Abstract: The security community traditionally regards security as a ``hard'' property that can be modelled and formally proven under certain simplifying assumptions. Traditional security technologies assume that computer users are either malicious, e.g. hackers or spies, or benevolent, competent and well informed about the security policies. Over the past two decades, however, computing has proliferated into all aspects of modern society and the spread of malicious software (malware) like worms, viruses and botnets have become an increasing threat. This development indicates a failure in some of the fundamental assumptions that underpin existing computer security technologies and that a new view of computer security is long overdue. This talk examines traditional models, policies and mechanisms of computer security in order to identify areas where the fundamental assumptions may fail. In particular, we identify areas where the ``hard'' security properties are based on trust in the different agents in the system and certain external agents who enforce the legislative and contractual frameworks. Trust and Trust Management are generally considered ``soft'' security properties, so building a ``hard'' security mechanism on trust will at most give a spongy result, unless the underlying trust assumptions are made first class citizens of the security model. In most of the work in computer security, trust assumptions are implicit and they will surely fail when the environment of the systems change, e.g. when systems are used on a global scale on the Internet. We argue that making such assumptions about trust explicit is an essential requirement for the future of system security and argue why the formalisation of computational trust is necessary when we wish to reason about system security.

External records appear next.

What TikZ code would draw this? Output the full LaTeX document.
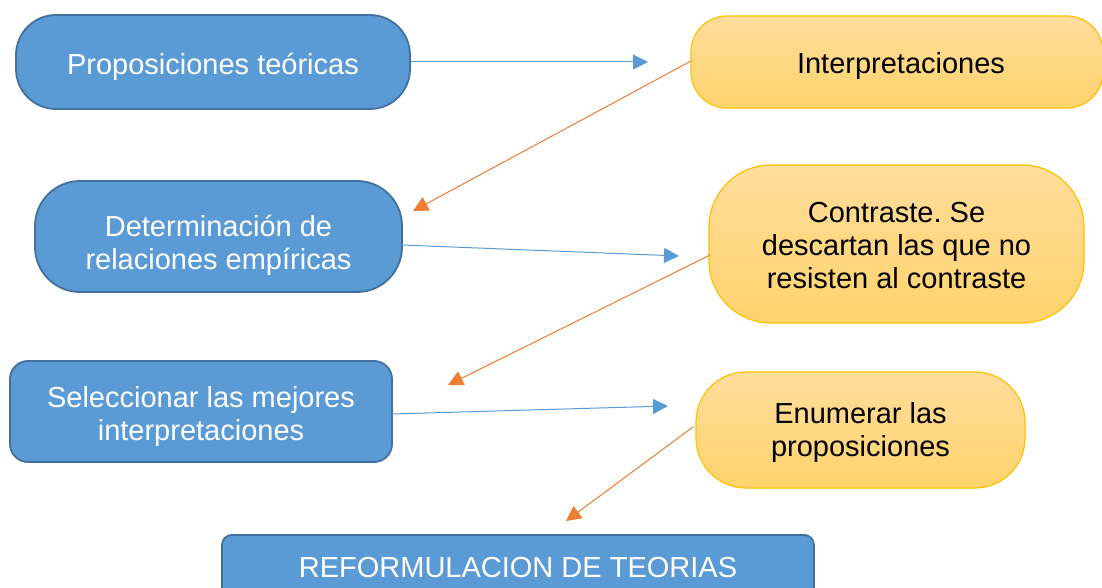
\documentclass[tikz,border=0pt]{standalone}
\usepackage{fontspec}
\setmainfont{Liberation Sans}
\usetikzlibrary{arrows.meta,calc}
\frenchspacing
\definecolor{bfill}{HTML}{5B9BD5}
\definecolor{bdraw}{HTML}{41719C}
\definecolor{ytop}{HTML}{FFDD9C}
\definecolor{ybot}{HTML}{FFD36C}
\definecolor{ydraw}{HTML}{FFC000}
\definecolor{orng}{HTML}{ED7D31}
\tikzset{
  bluebox/.style={draw=bdraw, fill=bfill, line width=1.8pt, inner sep=0pt},
  yellowbox/.style={draw=ydraw, top color=ytop, bottom color=ybot, line width=1.2pt, inner sep=0pt},
  btext/.style={text=white, align=center, inner sep=0pt, font=\fontsize{29}{33}\selectfont},
  ytext/.style={text=black, align=center, inner sep=0pt, font=\fontsize{29}{33}\selectfont},
  bluearrow/.style={draw=bfill, line width=1pt, -{Triangle[length=15pt,width=15pt]}},
  orangearrow/.style={draw=orng, line width=1pt, -{Triangle[length=15pt,width=15pt]}},
}
\begin{document}
\begin{tikzpicture}[x=1pt,y=-1pt]
\clip (0,0) rectangle (1102,588);
\fill[white] (0,0) rectangle (1102,588);
% boxes
\node[bluebox, rounded corners=40pt, minimum width=394pt, minimum height=94pt] (prop) at (213,62) {};
\node[yellowbox, rounded corners=36pt, minimum width=412pt, minimum height=92pt] (interp) at (897,62) {};
\node[bluebox, rounded corners=45pt, minimum width=367pt, minimum height=111pt] (det) at (218.5,236.5) {};
\node[yellowbox, rounded corners=62pt, minimum width=375pt, minimum height=158pt] (contr) at (896.5,244) {};
\node[bluebox, rounded corners=18pt, minimum width=382pt, minimum height=101pt] (sel) at (201,411.5) {};
\node[yellowbox, rounded corners=50pt, minimum width=329pt, minimum height=116pt] (enum) at (860.5,430) {};
\node[bluebox, rounded corners=10pt, minimum width=592pt, minimum height=70pt, anchor=north] (ref) at (518,534) {};
% texts
\node[btext] (prop-t) at ($(prop)+(0,5)$) {Proposiciones teóricas};
\node[ytext] (interp-t) at ($(interp)+(4,4)$) {Interpretaciones};
\node[btext] (det-t) at ($(det)+(0,9)$) {Determinación de\\relaciones empíricas};
\node[ytext] (contr-t) at ($(contr)+(0,2)$) {Contraste. Se\\descartan las que no\\resisten al contraste};
\node[btext] (sel-t) at ($(sel)+(0,5)$) {Seleccionar las mejores\\interpretaciones};
\node[ytext] (enum-t) at ($(enum)+(0,2.5)$) {Enumerar las\\proposiciones};
\node[btext] (ref-t) at (518,568) {REFORMULACION DE TEORIAS};
% arrow end coordinates
\coordinate (e1) at (648,62);
\coordinate (e2) at (413,211);
\coordinate (e3) at (679,256);
\coordinate (e4) at (448,385);
\coordinate (e5) at (668,406);
\coordinate (e6) at (566,521);
\coordinate (s2) at (691,61);
\coordinate (s3) at (402,245);
\coordinate (s4) at (710,255);
\coordinate (s5) at (392,414);
\coordinate (s6) at (693,427);
% connectors
\draw[bluearrow] (prop.east) -- (e1);
\draw[orangearrow] (s2) -- (e2);
\draw[bluearrow] (s3) -- (e3);
\draw[orangearrow] (s4) -- (e4);
\draw[bluearrow] (s5) -- (e5);
\draw[orangearrow] (s6) -- (e6);
\end{tikzpicture}
\end{document}
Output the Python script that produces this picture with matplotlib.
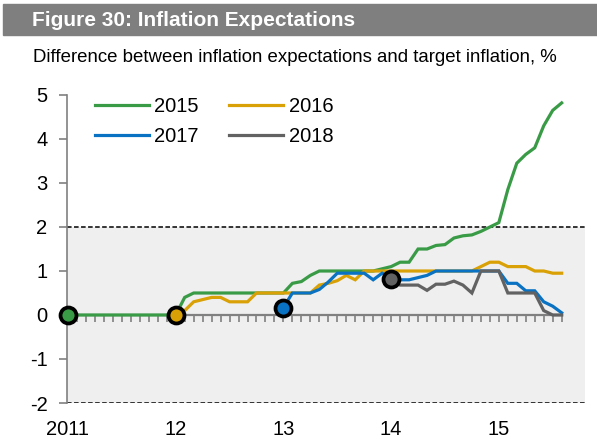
import numpy as np
import matplotlib
matplotlib.use("Agg")
import matplotlib.pyplot as plt
from matplotlib.patches import Rectangle

plt.rcParams['font.family'] = ['Liberation Sans', 'DejaVu Sans']

# monthly values, month 0 = Jan 2011
labels = ["2015", "2016", "2017", "2018"]
starts = [0, 12, 24, 36]
colors = ["#3A9B47", "#D9A106", "#0A72C2", "#626262"]

exp_2015 = [0, 0, 0, 0, 0, 0, 0, 0, 0, 0, 0, 0, 0,
            0.4, 0.5, 0.5, 0.5, 0.5, 0.5, 0.5, 0.5, 0.5, 0.5, 0.5, 0.5,
            0.72, 0.76, 0.9, 1.0, 1.0, 1.0, 1.0, 1.0, 1.0, 1.0,
            1.05, 1.1, 1.2, 1.2, 1.5, 1.5, 1.58, 1.6, 1.75, 1.8, 1.82, 1.9,
            2.0, 2.1, 2.85, 3.45, 3.65, 3.8, 4.3, 4.65, 4.82]
exp_2016 = [0, 0.1, 0.3, 0.35, 0.4, 0.4, 0.3, 0.3, 0.3, 0.5, 0.5, 0.5,
            0.5, 0.5, 0.5, 0.5, 0.68, 0.72, 0.78, 0.9, 0.8, 1.0,
            1.0, 1.0, 1.0, 1.0, 1.0, 1.0, 1.0, 1.0, 1.0, 1.0, 1.0, 1.0,
            1.1, 1.2, 1.2, 1.1, 1.1, 1.1, 1.0, 1.0, 0.95, 0.95]
exp_2017 = [0.17, 0.5, 0.5, 0.5, 0.58, 0.75, 0.95, 0.95, 0.95, 0.95, 0.8, 0.95,
            0.85, 0.8, 0.8, 0.85, 0.9, 1.0, 1.0, 1.0, 1.0, 1.0, 1.0, 1.0,
            1.0, 0.72, 0.72, 0.55, 0.55, 0.3, 0.2, 0.05]
exp_2018 = [0.82, 0.68, 0.68, 0.68, 0.56, 0.7, 0.7, 0.77, 0.68, 0.5,
            1.0, 1.0, 1.0, 0.5, 0.5, 0.5, 0.5, 0.1, 0.0, 0.0]
series = [exp_2015, exp_2016, exp_2017, exp_2018]

year_ticks = [2011, 2012, 2013, 2014, 2015]
year_labels = ["2011", "12", "13", "14", "15"]
n_months = 56

fig = plt.figure(figsize=(5.97, 4.48), dpi=100)
W, H = 597, 448

# header band
fig.patches.append(Rectangle((3 / W, 1 - 35 / H), 1, 31 / H, transform=fig.transFigure,
                             color="#7F7F7F", zorder=0))
fig.text(32 / W, 1 - 20.5 / H, "Figure 30: Inflation Expectations", color="white",
         fontsize=15, fontweight="bold", va="center", ha="left")
fig.text(33 / W, 1 - 57 / H, "Difference between inflation expectations and target inflation, %",
         color="black", fontsize=13.4, va="center", ha="left")

ax = fig.add_axes([67 / W, 1 - 403 / H, (585 - 67) / W, (403 - 95) / H])
ax.set_xlim(2011 - 1 / 108, 2015.8)
ax.set_ylim(-2, 5)

ax.axhspan(-2, 2, color="#EFEFEF", zorder=0, lw=0)
ax.axhline(2, color="black", lw=1.1, ls=(0, (3, 1.6)), zorder=1)
ax.axhline(-2, color="black", lw=1.1, ls=(0, (3, 1.6)), zorder=1)

handles = []
for vals, start, col, lab in zip(series, starts, colors, labels):
    x = 2011 + (start + np.arange(len(vals))) / 12
    line, = ax.plot(x, vals, color=col, lw=2.3, label=lab, zorder=3, solid_joinstyle="miter")
    handles.append(line)
for vals, start, col in zip(series, starts, colors):
    ax.plot(2011 + start / 12, vals[0], "o", ms=11.5, mfc=col, mec="black", mew=2.7,
            zorder=5, clip_on=False)

for s in ["top", "right", "bottom"]:
    ax.spines[s].set_visible(False)
ax.spines["left"].set_color("#808080")
ax.spines["left"].set_linewidth(1.2)
ax.set_yticks(range(-2, 6))
ax.set_yticklabels([str(v) for v in range(-2, 6)])
ax.tick_params(axis="y", direction="out", length=6, width=1.2, color="#808080",
               labelsize=14.5, pad=8)
ax.set_xticks(year_ticks)
ax.set_xticklabels(year_labels)
ax.tick_params(axis="x", length=0, labelsize=14.5, pad=12)

# zero line with monthly ticks
sec = ax.secondary_xaxis(2 / 7)
sec.spines["bottom"].set_color("#808080")
sec.spines["bottom"].set_linewidth(1.6)
sec.spines["bottom"].set_bounds(2011, 2011 + (n_months - 1) / 12)
sec.set_xticks(2011 + np.arange(n_months) / 12)
sec.set_xticklabels([])
sec.tick_params(axis="x", direction="out", length=5, width=1.2, color="#808080")

# legend filled row by row: 2015 2016 / 2017 2018
order = [0, 2, 1, 3]
ax.legend([handles[i] for i in order], [labels[i] for i in order],
          loc="upper left", bbox_to_anchor=(95 / W, 1 - 97 / H), bbox_transform=fig.transFigure,
          ncol=2, frameon=False, fontsize=14.5, handlelength=2.7, handletextpad=0.25,
          columnspacing=1.5, labelspacing=0.55, borderpad=0, borderaxespad=0)

fig.savefig("out.png", dpi=100)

Abstract: Computer Security has traditionally presumed the physical security of key components, i.e. that these components are protected from tampering and that they can only be accessed through well-known channels using pre-defined protocols (whether these protocols are also secure or simply well-defined is a separate issue). We traditionally solve this requirement by locking up servers, gateways and routers in server rooms and provide individual offices for access to sensitive material to reduce the risks of shoulder surfing. With the emergence of laptops, tablets and smart phones, we have come to expect ubiquitous access to corporate resources, which breaks down the standard barriers of physical security. This is exacerbated by the increasing reliance on open plan offices which effectively reduces the confidentiality of that anything displayed on a monitor, either in the office or from any of the many locations from where we work. This talk examines the application of smart technologies to achieve situational awareness, through the use of sensors, and enforce the security policies defined for the computer system in a physical environment. This allows the security model to incorporate information about the physical environment and to explicitly define and enforce physical access control policies for logical objects that have physical representations, e.g. confidential information displayed on a monitor. An example of a context aware access control model, called Sensor Enhanced Access Control, is presented along with new mechanisms, such as persistent authentication and device comfort, to support situational awareness in a physical environment.